In 2020, Azerbaijan dealt a decisive blow to Armenia in the largest flare up of a three decade old conflict over Nagorno-Karabakh, a separatist region of Azerbaijan populated mainly by ethnic Armenians. The OSCE Minsk Group, composed of the United States, Russia, and France had brokered a ceasefire agreement with Russian troops deployed to keep the peace. But two years later, Russia was mired in Ukraine and its inability to take Kyiv had shattered its aura of invincibility. Azerbaijan tested Russian resolve, demanding its peacekeepers leave. Russia issued mealy mouth calls to respect previous agreements before folding, allowing Azerbaijan to begin a siege that would lead to the dissolution of the breakaway republic and the flight of over 100,000 Armenians.

Azerbaijan had long disdained France’s position in the Minsk Group for its perceived pro-Armenian bias. Foreign Minister Jeyhun Bayramov stated Paris was incapable of acting as an “honest broker” after the 2020 war. Azerbaijan’s legislature called for France’s expulsion from the mediation group.

As Azerbaijan began demanding the evacuation of Russian peacekeepers in 2022, France condemned the actions while the French Senate passed a nonbinding resolution supporting sanctions against Azerbaijan. Baku blasted the move as “reflecting slander and false judgments entirely removed from reality.”
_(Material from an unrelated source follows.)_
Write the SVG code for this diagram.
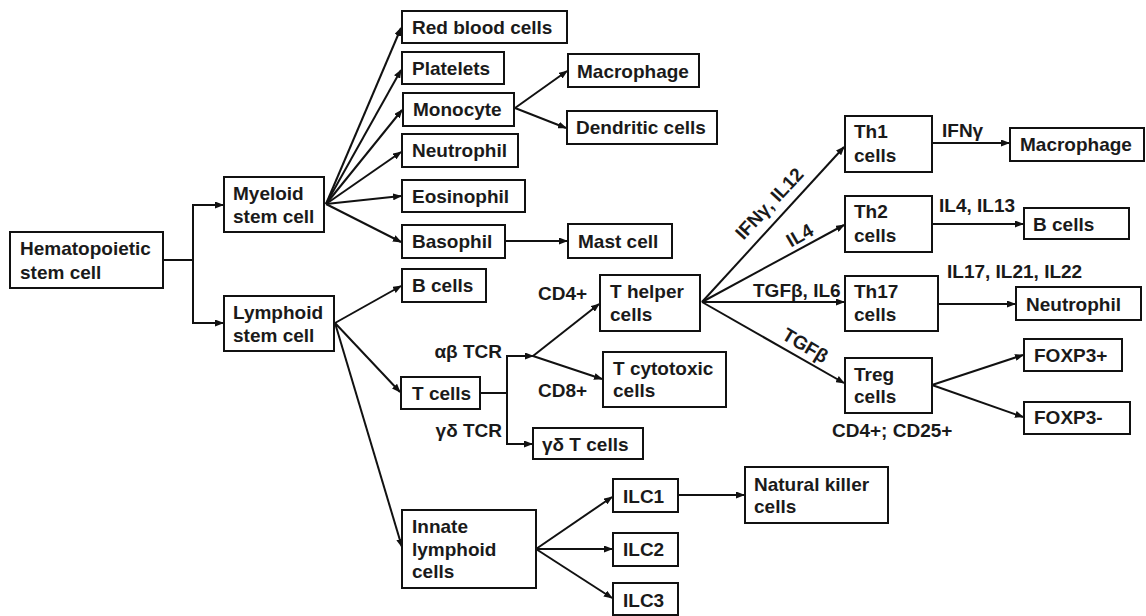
<svg xmlns="http://www.w3.org/2000/svg" width="1146" height="616" viewBox="0 0 1146 616">
<style>
.box{fill:#fff;stroke:#111;stroke-width:2}
.t{font-family:"Liberation Sans",Arial,sans-serif;font-weight:bold;font-size:19px;fill:#1a1a1a}
.c line,.c polyline{stroke:#111;stroke-width:2;fill:none}
.a{marker-end:url(#ah)}
</style>
<defs>
<marker id="ah" markerUnits="userSpaceOnUse" markerWidth="9" markerHeight="7" refX="8" refY="3.5" orient="auto">
<path d="M0,0 L9,3.5 L0,7 z" fill="#111"/>
</marker>
</defs>
<rect width="1146" height="616" fill="#fff"/>
<g class="c" id="connectors">
<polyline points="163,260 193,260"/>
<polyline points="193,205 193,323"/>
<line class="a" x1="192" y1="205" x2="223" y2="205"/>
<line class="a" x1="192" y1="323" x2="223" y2="323"/>
<line class="a" x1="326" y1="204" x2="401" y2="28"/>
<line class="a" x1="326" y1="204" x2="401" y2="70"/>
<line class="a" x1="326" y1="204" x2="402" y2="110"/>
<line class="a" x1="326" y1="204" x2="401" y2="152"/>
<line class="a" x1="326" y1="204" x2="401" y2="196"/>
<line class="a" x1="326" y1="204" x2="401" y2="242"/>
<line class="a" x1="515" y1="108" x2="567" y2="71"/>
<line class="a" x1="515" y1="108" x2="566" y2="128"/>
<line class="a" x1="505" y1="241" x2="567" y2="241"/>
<line class="a" x1="335" y1="323" x2="401" y2="286"/>
<line class="a" x1="335" y1="323" x2="400" y2="392"/>
<line class="a" x1="335" y1="323" x2="402" y2="547"/>
<polyline points="480,393 507,393"/>
<polyline points="507,355 507,445"/>
<line class="a" x1="506" y1="356" x2="533" y2="356"/>
<line class="a" x1="533" y1="356" x2="599" y2="304"/>
<line class="a" x1="533" y1="356" x2="602" y2="379"/>
<line class="a" x1="506" y1="444" x2="532" y2="444"/>
<line class="a" x1="702" y1="302" x2="844" y2="147"/>
<line class="a" x1="702" y1="302" x2="844" y2="225"/>
<line class="a" x1="702" y1="302" x2="844" y2="302"/>
<line class="a" x1="702" y1="302" x2="844" y2="383"/>
<line class="a" x1="932" y1="143" x2="1009" y2="143"/>
<line class="a" x1="932" y1="224" x2="1023" y2="224"/>
<line class="a" x1="938" y1="304" x2="1015" y2="304"/>
<line class="a" x1="932" y1="385" x2="1023" y2="355"/>
<line class="a" x1="932" y1="385" x2="1023" y2="417"/>
<line class="a" x1="536" y1="549" x2="612" y2="497"/>
<line class="a" x1="536" y1="549" x2="612" y2="549"/>
<line class="a" x1="536" y1="549" x2="612" y2="598"/>
<line class="a" x1="678" y1="495" x2="744" y2="495"/>
</g>
<g id="hsc"><rect class="box" x="10" y="232" width="153" height="56"/><text class="t" x="20" y="255">Hematopoietic</text><text class="t" x="20" y="279">stem cell</text></g>
<g id="myeloid"><rect class="box" x="224" y="177" width="100" height="55"/><text class="t" x="233" y="200">Myeloid</text><text class="t" x="233" y="223">stem cell</text></g>
<g id="lymphoid"><rect class="box" x="224" y="296" width="110" height="55"/><text class="t" x="233" y="319">Lymphoid</text><text class="t" x="233" y="342">stem cell</text></g>
<g id="rbc"><rect class="box" x="402" y="11" width="165" height="32"/><text class="t" x="412" y="34">Red blood cells</text></g>
<g id="platelets"><rect class="box" x="402" y="52" width="102" height="32"/><text class="t" x="412" y="75">Platelets</text></g>
<g id="monocyte"><rect class="box" x="403" y="93" width="111" height="33"/><text class="t" x="413" y="116">Monocyte</text></g>
<g id="neutrophil"><rect class="box" x="402" y="134" width="116" height="33"/><text class="t" x="412" y="157">Neutrophil</text></g>
<g id="eosinophil"><rect class="box" x="402" y="180" width="123" height="32"/><text class="t" x="412" y="203">Eosinophil</text></g>
<g id="basophil"><rect class="box" x="402" y="225" width="103" height="33"/><text class="t" x="412" y="248">Basophil</text></g>
<g id="bcells"><rect class="box" x="402" y="269" width="84" height="33"/><text class="t" x="412" y="292">B cells</text></g>
<g id="macrophage"><rect class="box" x="568" y="54" width="131" height="33"/><text class="t" x="577" y="78">Macrophage</text></g>
<g id="dendritic"><rect class="box" x="567" y="111" width="150" height="33"/><text class="t" x="576" y="134">Dendritic cells</text></g>
<g id="mast"><rect class="box" x="568" y="224" width="104" height="34"/><text class="t" x="578" y="248">Mast cell</text></g>
<g id="thelper"><rect class="box" x="600" y="275" width="100" height="56"/><text class="t" x="610" y="298">T helper</text><text class="t" x="610" y="321">cells</text></g>
<g id="tcyto"><rect class="box" x="603" y="352" width="123" height="55"/><text class="t" x="613" y="375">T cytotoxic</text><text class="t" x="613" y="397">cells</text></g>
<g id="tcells"><rect class="box" x="401" y="377" width="79" height="32"/><text class="t" x="412" y="400">T cells</text></g>
<g id="gdt"><rect class="box" x="533" y="428" width="110" height="31"/><text class="t" x="542" y="451">γδ T cells</text></g>
<g id="innate"><rect class="box" x="402" y="510" width="134" height="78"/><text class="t" x="412" y="533">Innate</text><text class="t" x="412" y="556">lymphoid</text><text class="t" x="412" y="578">cells</text></g>
<g id="ilc1"><rect class="box" x="613" y="479" width="65" height="33"/><text class="t" x="623" y="503">ILC1</text></g>
<g id="ilc2"><rect class="box" x="613" y="533" width="65" height="33"/><text class="t" x="623" y="556">ILC2</text></g>
<g id="ilc3"><rect class="box" x="613" y="583" width="65" height="32"/><text class="t" x="623" y="607">ILC3</text></g>
<g id="nk"><rect class="box" x="745" y="467" width="143" height="56"/><text class="t" x="754" y="491">Natural killer</text><text class="t" x="754" y="513">cells</text></g>
<g id="th1"><rect class="box" x="845" y="116" width="87" height="56"/><text class="t" x="854" y="138">Th1</text><text class="t" x="854" y="162">cells</text></g>
<g id="th2"><rect class="box" x="845" y="196" width="87" height="56"/><text class="t" x="854" y="218">Th2</text><text class="t" x="854" y="242">cells</text></g>
<g id="th17"><rect class="box" x="845" y="276" width="93" height="55"/><text class="t" x="854" y="298">Th17</text><text class="t" x="854" y="321">cells</text></g>
<g id="treg"><rect class="box" x="845" y="358" width="87" height="55"/><text class="t" x="854" y="381">Treg</text><text class="t" x="854" y="403">cells</text></g>
<g id="macrophage2"><rect class="box" x="1010" y="128" width="134" height="33"/><text class="t" x="1020" y="151">Macrophage</text></g>
<g id="bcells2"><rect class="box" x="1024" y="208" width="105" height="31"/><text class="t" x="1033" y="231">B cells</text></g>
<g id="neutrophil2"><rect class="box" x="1016" y="287" width="125" height="33"/><text class="t" x="1026" y="311">Neutrophil</text></g>
<g id="foxp3p"><rect class="box" x="1024" y="339" width="98" height="32"/><text class="t" x="1034" y="362">FOXP3+</text></g>
<g id="foxp3m"><rect class="box" x="1024" y="402" width="106" height="32"/><text class="t" x="1034" y="424">FOXP3-</text></g>
<g id="labels">
<text class="t" x="538" y="300">CD4+</text>
<text class="t" x="538" y="397">CD8+</text>
<text class="t" x="502" y="358" text-anchor="end">αβ TCR</text>
<text class="t" x="502" y="437" text-anchor="end">γδ TCR</text>
<text class="t" x="753" y="297">TGFβ, IL6</text>
<text class="t" x="942" y="137">IFNγ</text>
<text class="t" x="939" y="212">IL4, IL13</text>
<text class="t" x="947" y="278">IL17, IL21, IL22</text>
<text class="t" x="832" y="437">CD4+; CD25+</text>
<text class="t" text-anchor="middle" transform="translate(774,208) rotate(-47)">IFNγ, IL12</text>
<text class="t" text-anchor="middle" transform="translate(803,241) rotate(-30)">IL4</text>
<text class="t" text-anchor="middle" transform="translate(802,351) rotate(31)">TGFβ</text>
</g>
</svg>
Aliyev would thereafter dedicate his chairmanship of the Non-Aligned Movement to punishing Paris. When he took the stage to speak before the Contact Group of NAM about COVID-19 in March 2023, he instead railed against France and demanded an apology for its colonial past and “acts of genocide.” He called France’s overseas territories – and specifically New Caledonia – “nasty remains of the French colonial empire.”

Aliyev welcomed to Baku separatists from New Caledonia, whom Azerbaijani media lauded as “freedom fighters” aiming to “rid New Caledonia of French colonialism.” 

At the NAM ministerial summit in July, the multilateral body announced the formation of the “Baku Initiative Group against French colonialism.” At the conference, Roch Wamytan, head of New Caledonia’s Congress and a member of the separatist party, asserted that Azerbaijan has the right to “help with the decolonization process” in New Caledonia.

By November of last year, Azerbaijan’s fulsome support for the separatists had reached the island, and pro-regime media gushed over the presence of Azerbaijani flags flying at a New Caledonian separatist rally. One pro-regime outlet declared, “Azerbaijan, as chairman of the Non-Aligned Movement, pays special attention to the fight against the neo-colonialism of France and exposes this country in the international arena.”

When riots erupted in New Caledonia earlier this month, Azerbaijani state-owned outlet ITV, in consecutive videos, celebrated the presence of Azerbaijani flags at the separatist rallies then accused France of making “incredible accusations” about Azerbaijani influence. An editorial in a leading newspaper captured the logic of Azerbaijani support for the riots: “It should be remembered that when Azerbaijani lands were occupied by Armenians… the French government accused Azerbaijan of aggression instead of Armenia, and … interfer[ed] in the internal affairs of the South Caucasus region.”

Aliyev’s gamble that France will decline retaliation is not without risk. French energy behemoth Total plays a crucial role in the Azerbaijani oil and gas sector, both in extraction and transit. But with Europe desperate for non-Russian sources of oil, and pipelines that circumvent Russia, Paris may find that a meaningful economic response is not worth the cost.

Aliyev has crafted an image of himself as a conquering strongman, having stared down Russia, attacked its treaty ally, and won vast territories with few consequences for his provocations. An independent New Caledonia indebted to Azerbaijan may be a long shot. But showing the Azerbaijani people – as well as neighbors – that Aliyev can dictate terms to superpowers who will only issue toothless complaints in return is enough of a victory.